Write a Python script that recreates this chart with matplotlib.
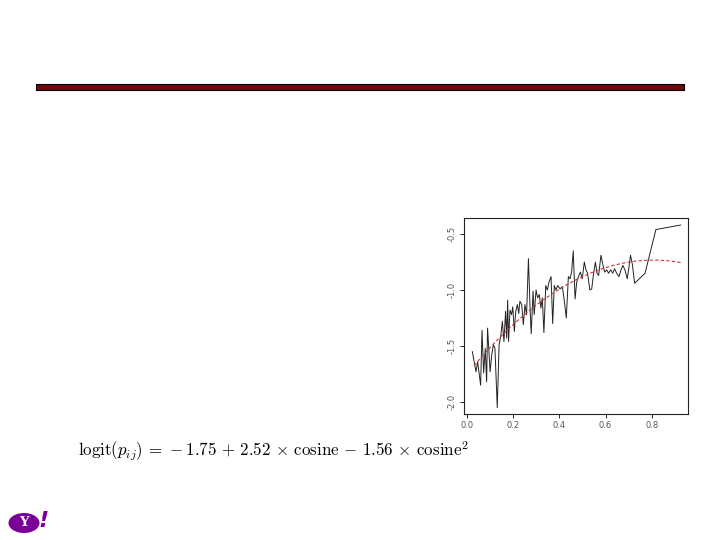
import matplotlib
matplotlib.use("Agg")
import matplotlib.pyplot as plt
from matplotlib.patches import Ellipse, Rectangle

cos_obs = [0.023, 0.039, 0.046, 0.059, 0.065, 0.072, 0.079, 0.085, 0.089, 0.100,
           0.107, 0.114, 0.121, 0.131, 0.139, 0.147, 0.153, 0.160, 0.167, 0.172,
           0.176, 0.180, 0.186, 0.193, 0.198, 0.205, 0.211, 0.218, 0.224, 0.229,
           0.237, 0.244, 0.251, 0.258, 0.266, 0.273, 0.278, 0.286, 0.291, 0.299,
           0.306, 0.313, 0.320, 0.326, 0.333, 0.341, 0.348, 0.355, 0.364, 0.371,
           0.378, 0.385, 0.393, 0.403, 0.413, 0.421, 0.430, 0.439, 0.446, 0.453,
           0.460, 0.468, 0.475, 0.483, 0.491, 0.499, 0.508, 0.515, 0.522, 0.532,
           0.540, 0.547, 0.556, 0.563, 0.570, 0.580, 0.589, 0.596, 0.605, 0.613,
           0.622, 0.631, 0.639, 0.648, 0.658, 0.667, 0.675, 0.684, 0.694, 0.701,
           0.708, 0.716, 0.726, 0.771, 0.818, 0.925]
logit_obs = [-1.55, -1.73, -1.64, -1.85, -1.36, -1.74, -1.52, -1.82, -1.34, -1.73,
             -1.58, -1.49, -1.52, -2.05, -1.49, -1.40, -1.28, -1.46, -1.19, -1.43,
             -1.09, -1.46, -1.18, -1.22, -1.15, -1.37, -1.19, -1.13, -1.21, -1.10,
             -1.13, -1.31, -1.13, -1.22, -0.72, -1.16, -1.39, -1.01, -1.22, -1.00,
             -1.07, -1.04, -1.16, -1.07, -1.38, -0.96, -1.00, -0.93, -0.88, -1.30,
             -0.96, -1.00, -0.96, -0.99, -0.97, -1.09, -1.25, -0.88, -0.90, -0.84,
             -0.65, -1.08, -0.93, -0.88, -0.84, -0.90, -0.75, -0.82, -0.85, -1.00,
             -0.99, -0.87, -0.75, -0.85, -0.87, -0.69, -0.78, -0.84, -0.82, -0.85,
             -0.82, -0.85, -0.81, -0.85, -0.88, -0.82, -0.78, -0.82, -0.90, -0.80,
             -0.69, -0.77, -0.94, -0.85, -0.46, -0.42]

# fitted quadratic curve
cos_fit = [0.03, 0.08, 0.13, 0.18, 0.23, 0.28, 0.33, 0.38, 0.43, 0.48,
           0.53, 0.58, 0.63, 0.68, 0.73, 0.78, 0.83, 0.88, 0.93]
logit_fit = [-1.676, -1.558, -1.449, -1.347, -1.253, -1.167, -1.088, -1.018, -0.955, -0.900,
             -0.853, -0.813, -0.782, -0.758, -0.742, -0.734, -0.733, -0.741, -0.756]

x_ticks = [0.0, 0.2, 0.4, 0.6, 0.8]
y_ticks = [-2.0, -1.5, -1.0, -0.5]

FORMULA = (r"$\mathrm{logit}(p_{ij})\,=\,-1.75\,+\,2.52\,\times\,\mathrm{cosine}"
           r"\,-\,1.56\,\times\,\mathrm{cosine}^2$")

plt.rcParams["mathtext.fontset"] = "cm"

fig = plt.figure(figsize=(7.2, 5.4), dpi=100)
fig.patch.set_facecolor("white")

# slide title bar
fig.patches.append(Rectangle((36 / 720, 1 - 90 / 540), 648 / 720, 6 / 540,
                             transform=fig.transFigure, facecolor="#6e0a0a",
                             edgecolor="black", linewidth=0.8))

ax = fig.add_axes([464 / 720, 1 - 414 / 540, 224 / 720, 196 / 540])
ax.plot(cos_obs, logit_obs, color="#222222", linewidth=0.7)
ax.plot(cos_fit, logit_fit, color="#cc3333", linewidth=0.8, linestyle=(0, (3, 2)))
ax.set_xlim(-0.013, 0.957)
ax.set_ylim(-2.107, -0.357)
ax.set_xticks(x_ticks)
ax.set_xticklabels(["%.1f" % v for v in x_ticks])
ax.set_yticks(y_ticks)
ax.set_yticklabels(["%.1f" % v for v in y_ticks], rotation=90, va="center")
ax.tick_params(direction="out", length=3, width=0.6, labelsize=6,
               labelcolor="#555555", pad=2)
for s in ax.spines.values():
    s.set_linewidth(0.8)
    s.set_color("#222222")

fig.text(78 / 720, 1 - 451 / 540, FORMULA, fontsize=12.2, va="center", ha="left")

# yahoo logo
fig.patches.append(Ellipse((24 / 720, 1 - 523 / 540), 31 / 720, 20 / 540,
                           transform=fig.transFigure, facecolor="#7b0099",
                           edgecolor="none"))
fig.text(24 / 720, 1 - 523 / 540, "Y", color="white", fontsize=9.5,
         fontweight="bold", family="DejaVu Serif", ha="center", va="center")
fig.text(44 / 720, 1 - 521 / 540, "!", color="#7b0099", fontsize=16,
         fontweight="bold", style="italic", ha="center", va="center")

fig.savefig("out.png", dpi=100)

**TASK**
Using the data above, print every line exactly, omitting pictures.

**RESULT BELOW**
Write a Python script that recreates this chart with matplotlib.
import matplotlib
matplotlib.use("Agg")
import matplotlib.pyplot as plt
from matplotlib.patches import Ellipse, Rectangle

cos_obs = [0.023, 0.039, 0.046, 0.059, 0.065, 0.072, 0.079, 0.085, 0.089, 0.100,
           0.107, 0.114, 0.121, 0.131, 0.139, 0.147, 0.153, 0.160, 0.167, 0.172,
           0.176, 0.180, 0.186, 0.193, 0.198, 0.205, 0.211, 0.218, 0.224, 0.229,
           0.237, 0.244, 0.251, 0.258, 0.266, 0.273, 0.278, 0.286, 0.291, 0.299,
           0.306, 0.313, 0.320, 0.326, 0.333, 0.341, 0.348, 0.355, 0.364, 0.371,
           0.378, 0.385, 0.393, 0.403, 0.413, 0.421, 0.430, 0.439, 0.446, 0.453,
           0.460, 0.468, 0.475, 0.483, 0.491, 0.499, 0.508, 0.515, 0.522, 0.532,
           0.540, 0.547, 0.556, 0.563, 0.570, 0.580, 0.589, 0.596, 0.605, 0.613,
           0.622, 0.631, 0.639, 0.648, 0.658, 0.667, 0.675, 0.684, 0.694, 0.701,
           0.708, 0.716, 0.726, 0.771, 0.818, 0.925]
logit_obs = [-1.55, -1.73, -1.64, -1.85, -1.36, -1.74, -1.52, -1.82, -1.34, -1.73,
             -1.58, -1.49, -1.52, -2.05, -1.49, -1.40, -1.28, -1.46, -1.19, -1.43,
             -1.09, -1.46, -1.18, -1.22, -1.15, -1.37, -1.19, -1.13, -1.21, -1.10,
             -1.13, -1.31, -1.13, -1.22, -0.72, -1.16, -1.39, -1.01, -1.22, -1.00,
             -1.07, -1.04, -1.16, -1.07, -1.38, -0.96, -1.00, -0.93, -0.88, -1.30,
             -0.96, -1.00, -0.96, -0.99, -0.97, -1.09, -1.25, -0.88, -0.90, -0.84,
             -0.65, -1.08, -0.93, -0.88, -0.84, -0.90, -0.75, -0.82, -0.85, -1.00,
             -0.99, -0.87, -0.75, -0.85, -0.87, -0.69, -0.78, -0.84, -0.82, -0.85,
             -0.82, -0.85, -0.81, -0.85, -0.88, -0.82, -0.78, -0.82, -0.90, -0.80,
             -0.69, -0.77, -0.94, -0.85, -0.46, -0.42]

# fitted quadratic curve
cos_fit = [0.03, 0.08, 0.13, 0.18, 0.23, 0.28, 0.33, 0.38, 0.43, 0.48,
           0.53, 0.58, 0.63, 0.68, 0.73, 0.78, 0.83, 0.88, 0.93]
logit_fit = [-1.676, -1.558, -1.449, -1.347, -1.253, -1.167, -1.088, -1.018, -0.955, -0.900,
             -0.853, -0.813, -0.782, -0.758, -0.742, -0.734, -0.733, -0.741, -0.756]

x_ticks = [0.0, 0.2, 0.4, 0.6, 0.8]
y_ticks = [-2.0, -1.5, -1.0, -0.5]

FORMULA = (r"$\mathrm{logit}(p_{ij})\,=\,-1.75\,+\,2.52\,\times\,\mathrm{cosine}"
           r"\,-\,1.56\,\times\,\mathrm{cosine}^2$")

plt.rcParams["mathtext.fontset"] = "cm"

fig = plt.figure(figsize=(7.2, 5.4), dpi=100)
fig.patch.set_facecolor("white")

# slide title bar
fig.patches.append(Rectangle((36 / 720, 1 - 90 / 540), 648 / 720, 6 / 540,
                             transform=fig.transFigure, facecolor="#6e0a0a",
                             edgecolor="black", linewidth=0.8))

ax = fig.add_axes([464 / 720, 1 - 414 / 540, 224 / 720, 196 / 540])
ax.plot(cos_obs, logit_obs, color="#222222", linewidth=0.7)
ax.plot(cos_fit, logit_fit, color="#cc3333", linewidth=0.8, linestyle=(0, (3, 2)))
ax.set_xlim(-0.013, 0.957)
ax.set_ylim(-2.107, -0.357)
ax.set_xticks(x_ticks)
ax.set_xticklabels(["%.1f" % v for v in x_ticks])
ax.set_yticks(y_ticks)
ax.set_yticklabels(["%.1f" % v for v in y_ticks], rotation=90, va="center")
ax.tick_params(direction="out", length=3, width=0.6, labelsize=6,
               labelcolor="#555555", pad=2)
for s in ax.spines.values():
    s.set_linewidth(0.8)
    s.set_color("#222222")

fig.text(78 / 720, 1 - 451 / 540, FORMULA, fontsize=12.2, va="center", ha="left")

# yahoo logo
fig.patches.append(Ellipse((24 / 720, 1 - 523 / 540), 31 / 720, 20 / 540,
                           transform=fig.transFigure, facecolor="#7b0099",
                           edgecolor="none"))
fig.text(24 / 720, 1 - 523 / 540, "Y", color="white", fontsize=9.5,
         fontweight="bold", family="DejaVu Serif", ha="center", va="center")
fig.text(44 / 720, 1 - 521 / 540, "!", color="#7b0099", fontsize=16,
         fontweight="bold", style="italic", ha="center", va="center")

fig.savefig("out.png", dpi=100)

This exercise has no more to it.